In order to have a better deal at the forex market and make some profit, it is essential to have an idea, as to why the prices of the currencies change. Let us examine some of the reasons for the change in the prices of the currencies of different countries.
i. Ppp or purchasing power parity – It is one of the most important reasons for the differences in the forex value of the currencies. This is based on the theory that, ideally same goods should cost the same amount in each country.
Even if is not so, it is assumed that the overall goods prices of a particular country are almost equal to the prices of overall goods of anther country. The extra availability of goods would result in the decrease in the prices of a particular product.
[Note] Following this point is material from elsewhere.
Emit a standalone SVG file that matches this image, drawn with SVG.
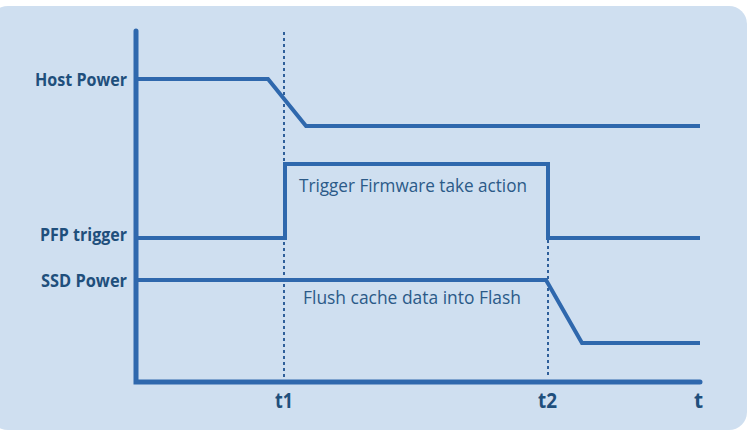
<svg xmlns="http://www.w3.org/2000/svg" width="753" height="441" viewBox="0 0 753 441">
<style>
.sig{fill:none;stroke:#2f68ad;stroke-width:4;stroke-linejoin:miter}
.axis{fill:none;stroke:#2f68ad;stroke-width:5;stroke-linecap:round}
.dot{stroke:#2f5f9a;stroke-width:2;stroke-dasharray:3 3}
.lbl{font-family:"Open Sans","Liberation Sans",sans-serif;font-weight:bold;font-size:18.5px;fill:#1f4f7c}
.tk{font-family:"Open Sans","Liberation Sans",sans-serif;font-weight:bold;font-size:21px;fill:#1f4f7c}
.note{font-family:"Open Sans","Liberation Sans",sans-serif;font-size:18px;fill:#2b5a88}
</style>
<rect width="753" height="441" fill="#ffffff"/>
<rect x="-10" y="6" width="757" height="424" rx="18" fill="#cfdff0"/>
<g id="connectors">
<line class="dot" x1="284" y1="32" x2="284" y2="380"/>
<line class="dot" x1="548" y1="240" x2="548" y2="378"/>
<polyline class="sig" points="136,79 268,79 306,126 700,126"/>
<polyline class="sig" points="136,238 285,238 285,164 548,164 548,238 700,238"/>
<polyline class="sig" points="136,280 546,280 582,343 700,343"/>
<polyline class="axis" points="136,31 136,382 700,382"/>
</g>
<g id="host-power"><text class="lbl" x="35" y="86" textLength="92" lengthAdjust="spacingAndGlyphs">Host Power</text></g>
<g id="pfp-trigger"><text class="lbl" x="40" y="241" textLength="87" lengthAdjust="spacingAndGlyphs">PFP trigger</text></g>
<g id="ssd-power"><text class="lbl" x="41" y="287" textLength="86" lengthAdjust="spacingAndGlyphs">SSD Power</text></g>
<g id="trigger-note"><text class="note" x="299" y="192" textLength="228" lengthAdjust="spacingAndGlyphs">Trigger Firmware take action</text></g>
<g id="flush-note"><text class="note" x="303" y="304" textLength="218" lengthAdjust="spacingAndGlyphs">Flush cache data into Flash</text></g>
<g id="t1"><text class="tk" x="275" y="408" textLength="18" lengthAdjust="spacingAndGlyphs">t1</text></g>
<g id="t2"><text class="tk" x="538" y="408" textLength="19" lengthAdjust="spacingAndGlyphs">t2</text></g>
<g id="t"><text class="tk" x="694" y="408">t</text></g>
</svg>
The currency of a particular country gets strengthened is not dependent upon the price of a single product, rather it is dependent upon the differences of the prices of all the good or services that are traded between both the countries.
ii. Imbalance in the trade – The magnitude of trade deficit shapes the forex values of the two countries, which is due to the lopsided balance of the foreign exchange reserves. It is simply based on the fact of the supply and demand.
If a particular country has been able to export more of its products then, there is a rise of its foreign exchange reserves.
This availability of foreign exchange reserve with a particular country along with the concomitant lowering of the same in the other country leads to an imbalance and hence to a change in the forex price of their currencies.
iii. Political situations- Both internal as well regional political situation that prevail, play a great role in shaping the forex rate. In earlier days, gold was taken as an exchange means. But that has been replaced by the paper currency and hence the forex market has come into being.
The paper currency as way of transaction gaining support has come into being mainly due to the level of confidence it has been able to repose upon the investors and people.
The individual currency has a value inside the country, which can be forced by the governments to some extent, but outside the country, its value is solely dependent upon its stature in the world market.
Any sort of internal destabilisation in a particular country weakens its currency generally.
iv. Interest rates – The different interest rates prevailing in the different countries, is also a factor that governs the change in the forex rates.
v. Government policies – Every government wants to strengthen its currency values in the forex market as it reflects the health of the economy. They modify their fiscal policies to have a competitive price of their currencies.
These are some of the reasons why the rates of the foreign exchange change with time.